§ THE EXERCISE:
Leaving out every picture, quote the data below exactly as it appears.

::: INFORMATION PROVIDED :::

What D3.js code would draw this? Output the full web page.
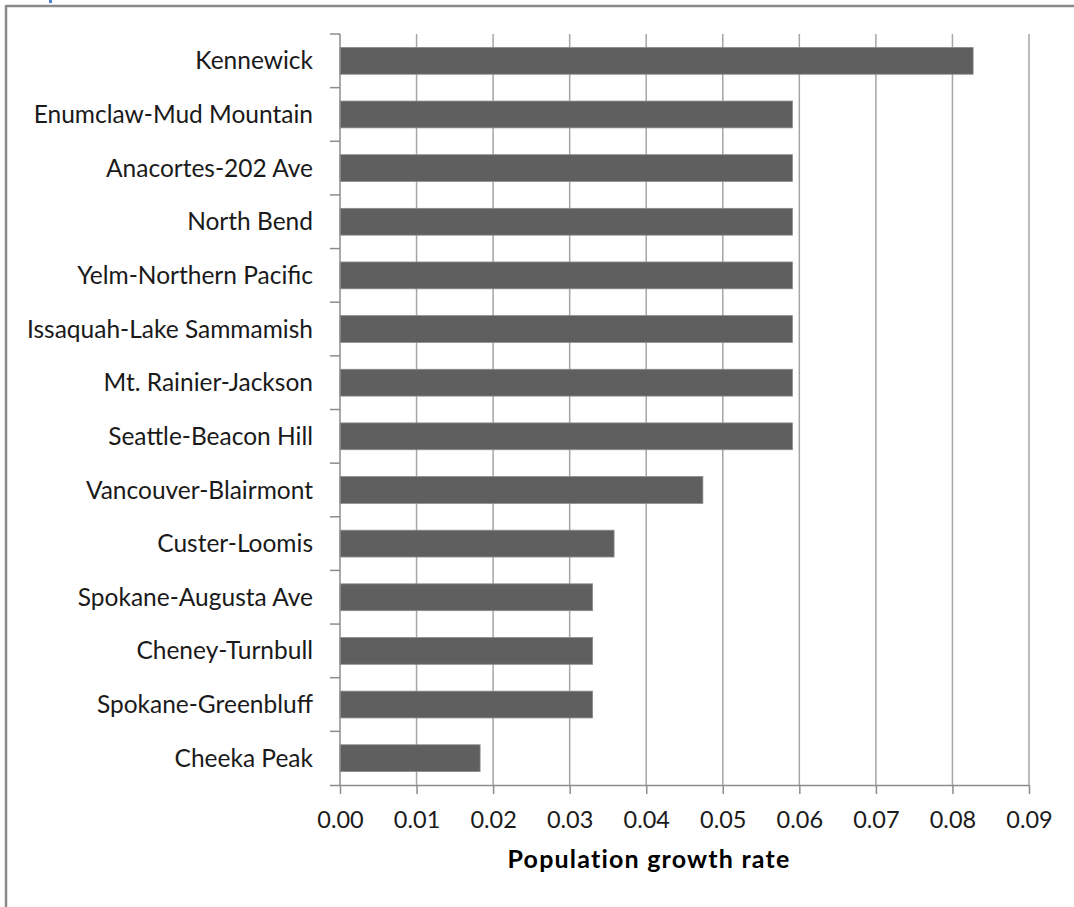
<!DOCTYPE html>
<html>
<head>
<meta charset="utf-8">
<script src="https://cdn.jsdelivr.net/npm/d3@7"></script>
<style>
  html, body { margin: 0; padding: 0; background: #fff; }
  svg { display: block; }
</style>
</head>
<body>
<svg id="chart" width="1074" height="907"></svg>
<script>
// Monitoring sites, top to bottom
const sites = [
  "Kennewick",
  "Enumclaw-Mud Mountain",
  "Anacortes-202 Ave",
  "North Bend",
  "Yelm-Northern Pacific",
  "Issaquah-Lake Sammamish",
  "Mt. Rainier-Jackson",
  "Seattle-Beacon Hill",
  "Vancouver-Blairmont",
  "Custer-Loomis",
  "Spokane-Augusta Ave",
  "Cheney-Turnbull",
  "Spokane-Greenbluff",
  "Cheeka Peak"
];

// Population growth rate per site
const growthRates = [
  0.0827, 0.0591, 0.0591, 0.0591, 0.0591, 0.0591, 0.0591, 0.0591,
  0.0474, 0.0358, 0.0330, 0.0330, 0.0330, 0.0183
];

const xTicks = [0, 0.01, 0.02, 0.03, 0.04, 0.05, 0.06, 0.07, 0.08, 0.09];
const xTitle = "Population growth rate";

const svg = d3.select("#chart");
const font = "Lato, 'Open Sans', sans-serif";
const titleFont = "Lato, 'Open Sans', sans-serif";

const plot = { left: 340, right: 1029, top: 34, bottom: 785 };

const x = d3.scaleLinear().domain([0, 0.09]).range([plot.left, plot.right]);
const y = d3.scaleBand().domain(sites).range([plot.top, plot.bottom])
  .paddingInner(0.5).paddingOuter(0.25);
const step = y.step();

// outer frame (top and left edges)
svg.append("line").attr("x1", 6).attr("x2", 1074).attr("y1", 6).attr("y2", 6)
  .attr("stroke", "#8a8a8a").attr("stroke-width", 2.5);
svg.append("line").attr("x1", 6).attr("x2", 6).attr("y1", 5).attr("y2", 907)
  .attr("stroke", "#8a8a8a").attr("stroke-width", 2.5);
svg.append("rect").attr("x", 49).attr("y", 0).attr("width", 3).attr("height", 3)
  .attr("fill", "#4f81d0");

// vertical gridlines
svg.append("g").selectAll("line").data(xTicks.slice(1)).join("line")
  .attr("x1", d => x(d)).attr("x2", d => x(d))
  .attr("y1", plot.top).attr("y2", plot.bottom)
  .attr("stroke", "#a6a6a6").attr("stroke-width", 1.5);

// bars
svg.append("g").selectAll("rect").data(sites).join("rect")
  .attr("x", x(0))
  .attr("y", d => y(d))
  .attr("width", (d, i) => x(growthRates[i]) - x(0))
  .attr("height", y.bandwidth())
  .attr("fill", "#5f5f5f")
  .attr("stroke", "#8c8c8c").attr("stroke-width", 0.8);

// x axis
const xAxis = svg.append("g").attr("transform", `translate(0,${plot.bottom})`)
  .call(d3.axisBottom(x).tickValues(xTicks).tickFormat(d3.format(".2f"))
    .tickSizeInner(9).tickSizeOuter(0).tickPadding(17));
xAxis.select(".domain").attr("stroke", "#8c8c8c").attr("stroke-width", 1.5)
  .attr("d", `M${plot.left - 10},0.5H${plot.right}`);
xAxis.selectAll(".tick line").attr("stroke", "#8c8c8c").attr("stroke-width", 1.5);
xAxis.selectAll(".tick text").attr("font-family", font).attr("font-size", 23.5)
  .attr("fill", "#1a1a1a");

// y axis with ticks between categories
const yAxis = svg.append("g");
yAxis.append("line").attr("x1", plot.left).attr("x2", plot.left)
  .attr("y1", plot.top).attr("y2", plot.bottom)
  .attr("stroke", "#8c8c8c").attr("stroke-width", 1.5);
const bounds = sites.map(s => y(s) - step * y.paddingInner() / 2);
yAxis.selectAll("line.cat").data(bounds).join("line").attr("class", "cat")
  .attr("x1", plot.left - 10).attr("x2", plot.left)
  .attr("y1", d => d).attr("y2", d => d)
  .attr("stroke", "#8c8c8c").attr("stroke-width", 1.5);
yAxis.selectAll("text").data(sites).join("text")
  .attr("x", plot.left - 27)
  .attr("y", d => y(d) + y.bandwidth() / 2)
  .attr("dy", "0.35em")
  .attr("text-anchor", "end")
  .attr("font-family", font).attr("font-size", 24.5)
  .attr("fill", "#1a1a1a")
  .text(d => d);

// axis title
svg.append("text")
  .attr("x", 649).attr("y", 868)
  .attr("text-anchor", "middle")
  .attr("font-family", titleFont).attr("font-size", 25).attr("font-weight", "bold")
  .attr("letter-spacing", 1.2)
  .attr("fill", "#000")
  .text(xTitle);
</script>
</body>
</html>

:::

§ PROBLEM SOLUTION:
What D3.js code would draw this? Output the full web page.
<!DOCTYPE html>
<html>
<head>
<meta charset="utf-8">
<script src="https://cdn.jsdelivr.net/npm/d3@7"></script>
<style>
  html, body { margin: 0; padding: 0; background: #fff; }
  svg { display: block; }
</style>
</head>
<body>
<svg id="chart" width="1074" height="907"></svg>
<script>
// Monitoring sites, top to bottom
const sites = [
  "Kennewick",
  "Enumclaw-Mud Mountain",
  "Anacortes-202 Ave",
  "North Bend",
  "Yelm-Northern Pacific",
  "Issaquah-Lake Sammamish",
  "Mt. Rainier-Jackson",
  "Seattle-Beacon Hill",
  "Vancouver-Blairmont",
  "Custer-Loomis",
  "Spokane-Augusta Ave",
  "Cheney-Turnbull",
  "Spokane-Greenbluff",
  "Cheeka Peak"
];

// Population growth rate per site
const growthRates = [
  0.0827, 0.0591, 0.0591, 0.0591, 0.0591, 0.0591, 0.0591, 0.0591,
  0.0474, 0.0358, 0.0330, 0.0330, 0.0330, 0.0183
];

const xTicks = [0, 0.01, 0.02, 0.03, 0.04, 0.05, 0.06, 0.07, 0.08, 0.09];
const xTitle = "Population growth rate";

const svg = d3.select("#chart");
const font = "Lato, 'Open Sans', sans-serif";
const titleFont = "Lato, 'Open Sans', sans-serif";

const plot = { left: 340, right: 1029, top: 34, bottom: 785 };

const x = d3.scaleLinear().domain([0, 0.09]).range([plot.left, plot.right]);
const y = d3.scaleBand().domain(sites).range([plot.top, plot.bottom])
  .paddingInner(0.5).paddingOuter(0.25);
const step = y.step();

// outer frame (top and left edges)
svg.append("line").attr("x1", 6).attr("x2", 1074).attr("y1", 6).attr("y2", 6)
  .attr("stroke", "#8a8a8a").attr("stroke-width", 2.5);
svg.append("line").attr("x1", 6).attr("x2", 6).attr("y1", 5).attr("y2", 907)
  .attr("stroke", "#8a8a8a").attr("stroke-width", 2.5);
svg.append("rect").attr("x", 49).attr("y", 0).attr("width", 3).attr("height", 3)
  .attr("fill", "#4f81d0");

// vertical gridlines
svg.append("g").selectAll("line").data(xTicks.slice(1)).join("line")
  .attr("x1", d => x(d)).attr("x2", d => x(d))
  .attr("y1", plot.top).attr("y2", plot.bottom)
  .attr("stroke", "#a6a6a6").attr("stroke-width", 1.5);

// bars
svg.append("g").selectAll("rect").data(sites).join("rect")
  .attr("x", x(0))
  .attr("y", d => y(d))
  .attr("width", (d, i) => x(growthRates[i]) - x(0))
  .attr("height", y.bandwidth())
  .attr("fill", "#5f5f5f")
  .attr("stroke", "#8c8c8c").attr("stroke-width", 0.8);

// x axis
const xAxis = svg.append("g").attr("transform", `translate(0,${plot.bottom})`)
  .call(d3.axisBottom(x).tickValues(xTicks).tickFormat(d3.format(".2f"))
    .tickSizeInner(9).tickSizeOuter(0).tickPadding(17));
xAxis.select(".domain").attr("stroke", "#8c8c8c").attr("stroke-width", 1.5)
  .attr("d", `M${plot.left - 10},0.5H${plot.right}`);
xAxis.selectAll(".tick line").attr("stroke", "#8c8c8c").attr("stroke-width", 1.5);
xAxis.selectAll(".tick text").attr("font-family", font).attr("font-size", 23.5)
  .attr("fill", "#1a1a1a");

// y axis with ticks between categories
const yAxis = svg.append("g");
yAxis.append("line").attr("x1", plot.left).attr("x2", plot.left)
  .attr("y1", plot.top).attr("y2", plot.bottom)
  .attr("stroke", "#8c8c8c").attr("stroke-width", 1.5);
const bounds = sites.map(s => y(s) - step * y.paddingInner() / 2);
yAxis.selectAll("line.cat").data(bounds).join("line").attr("class", "cat")
  .attr("x1", plot.left - 10).attr("x2", plot.left)
  .attr("y1", d => d).attr("y2", d => d)
  .attr("stroke", "#8c8c8c").attr("stroke-width", 1.5);
yAxis.selectAll("text").data(sites).join("text")
  .attr("x", plot.left - 27)
  .attr("y", d => y(d) + y.bandwidth() / 2)
  .attr("dy", "0.35em")
  .attr("text-anchor", "end")
  .attr("font-family", font).attr("font-size", 24.5)
  .attr("fill", "#1a1a1a")
  .text(d => d);

// axis title
svg.append("text")
  .attr("x", 649).attr("y", 868)
  .attr("text-anchor", "middle")
  .attr("font-family", titleFont).attr("font-size", 25).attr("font-weight", "bold")
  .attr("letter-spacing", 1.2)
  .attr("fill", "#000")
  .text(xTitle);
</script>
</body>
</html>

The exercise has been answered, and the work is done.